One of his patients, Johnny Epstein, said he was thrown into a crisis when the decision to disallow sales was made. "I had a panic the way I would imagine a crack addict would have a panic if he just heard his dealer had gotten busted. It was: 'What am I going to do now?' " said Mr. Epstein, 36, a Toronto-based computer-software developer.

"To me, this is a life blood that I've just been denied."

Mr. Epstein managed to stay on the drug by flying to the United States to see a specialist who gave him a prescription he filled in the United States. He estimates he spent between $3,000 and $4,000 to obtain the medication in the intervening months.

"To be completely honest . . . I would have gone to any place on Earth to get this medicine. If they had told me I needed to fly to Slovakia to get it, I would have done that," he said.

The drug's roller-coaster ride began last summer, when Shire approached the FDA seeking approval to market Adderall to adults, as well as children. It was granted that right, and provided the U.S. agency with safety data that showed the small number of serious adverse events in people using the medication. The manufacturer and the FDA agreed the drug's packaging should be changed to warn it should not be used by people with structural heart abnormalities. Most of the people who suffered the adverse events had these heart defects.
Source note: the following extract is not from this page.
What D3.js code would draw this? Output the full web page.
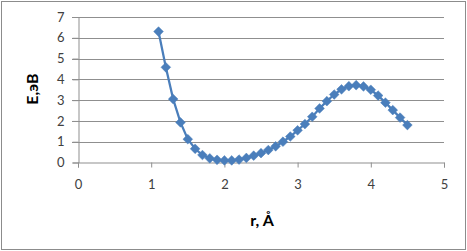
<!DOCTYPE html>
<html>
<head>
<meta charset="utf-8">
<script src="https://cdn.jsdelivr.net/npm/d3@7"></script>
<style>
  body { margin: 0; background: #fff; }
  .tick text { font-family: Lato, "Open Sans", sans-serif; font-size: 13px; fill: #404040; }
</style>
</head>
<body>
<div id="chart"></div>
<script>
// energy curve E(r)
var rValues = [1.1, 1.2, 1.3, 1.4, 1.5, 1.6, 1.7, 1.8, 1.9, 2.0, 2.1, 2.2, 2.3, 2.4, 2.5, 2.6, 2.7, 2.8,
    2.9, 3.0, 3.1, 3.2, 3.3, 3.4, 3.5, 3.6, 3.7, 3.8, 3.9, 4.0, 4.1, 4.2, 4.3, 4.4, 4.5];
var eValues = [6.3, 4.58, 3.05, 1.93, 1.12, 0.66, 0.36, 0.2, 0.13, 0.1, 0.1, 0.14, 0.22, 0.33, 0.45, 0.6, 0.78, 1.0,
    1.25, 1.55, 1.85, 2.2, 2.6, 2.95, 3.27, 3.52, 3.67, 3.72, 3.66, 3.5, 3.22, 2.88, 2.52, 2.16, 1.8];
var xTicks = [0, 1, 2, 3, 4, 5];
var yTicks = [0, 1, 2, 3, 4, 5, 6, 7];

var width = 467;
var height = 251;

var svg = d3.select("#chart")
    .append("svg")
    .attr("width", width)
    .attr("height", height);

// outer frame
svg.append("rect")
    .attr("x", 1.5)
    .attr("y", 1.5)
    .attr("width", width - 3)
    .attr("height", height - 3)
    .attr("fill", "#fff")
    .attr("stroke", "#8c8c8c");

var xScale = d3.scaleLinear().domain([0, 5]).range([78, 444]);
var yScale = d3.scaleLinear().domain([0, 7]).range([162.5, 17]);

// horizontal gridlines
svg.append("g")
    .selectAll("line")
    .data(yTicks.filter(function(d) { return d > 0; }))
    .enter()
    .append("line")
    .attr("x1", 72)
    .attr("x2", xScale(5))
    .attr("y1", function(d) { return Math.round(yScale(d)) + 0.5; })
    .attr("y2", function(d) { return Math.round(yScale(d)) + 0.5; })
    .attr("stroke", "#8f8f8f");

var yAxis = svg.append("g")
    .attr("transform", "translate(" + 78.5 + ",0)")
    .call(d3.axisLeft(yScale).tickValues(yTicks).tickFormat(d3.format("d")).tickSize(6).tickPadding(8));
yAxis.select(".domain").attr("stroke", "#8f8f8f");
yAxis.selectAll(".tick line").attr("stroke", "#8f8f8f");

var xAxis = svg.append("g")
    .attr("transform", "translate(0," + 162.5 + ")")
    .call(d3.axisBottom(xScale).tickValues(xTicks).tickFormat(d3.format("d")).tickSize(5).tickPadding(12));
xAxis.select(".domain").attr("stroke", "#8f8f8f");
xAxis.selectAll(".tick line").attr("stroke", "#8f8f8f");

var points = rValues.map(function(r, i) { return { r: r, e: eValues[i] }; });

var line = d3.line()
    .x(function(d) { return xScale(d.r); })
    .y(function(d) { return yScale(d.e); });

svg.append("path")
    .datum(points)
    .attr("d", line)
    .attr("fill", "none")
    .attr("stroke", "#4a7ebb")
    .attr("stroke-width", 2.25);

var diamond = d3.symbol().type(d3.symbolDiamond2).size(60);

svg.append("g")
    .selectAll("path")
    .data(points)
    .enter()
    .append("path")
    .attr("d", diamond)
    .attr("transform", function(d) {
        return "translate(" + xScale(d.r) + "," + yScale(d.e) + ")";
    })
    .attr("fill", "#4a7ebb")
    .attr("stroke", "#4a7ebb")
    .attr("stroke-width", 0.5);

// axis titles
svg.append("text")
    .attr("transform", "translate(38,89)rotate(-90)")
    .attr("text-anchor", "middle")
    .style("font-family", "Lato, 'Open Sans', sans-serif")
    .style("font-size", "16px")
    .style("font-weight", "bold")
    .text("E,эВ");

svg.append("text")
    .attr("x", 262)
    .attr("y", 226)
    .attr("text-anchor", "middle")
    .style("font-family", "Lato, 'Open Sans', sans-serif")
    .style("font-size", "16px")
    .style("font-weight", "bold")
    .text("r, Å");
</script>
</body>
</html>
In November, Shire approached Health Canada asking to make a similar change to the product monograph for Adderall XR. The agency's decision to withdraw the drug from the market was based on the safety data submitted with that request.

"The adverse events that were identified are very rare, but they are also catastrophic," the then-director-general of the therapeutic products directorate, Dr. Robert Peterson, said at the time.

Shire effectively appealed the decision, asking that an expert panel -- called a "new drug committee" under the applicable Health Canada regulations -- be set up to review the evidence and the decision.

"The NDC came to the conclusion that there was not enough evidence of an increased harm from Adderall, compared to other therapies available," said Health Canada spokesperson Jirina Vlk.

Mr. Cabrey said Adderall XR's product monograph will be changed to include the warning that the U.S. regulator approved last summer.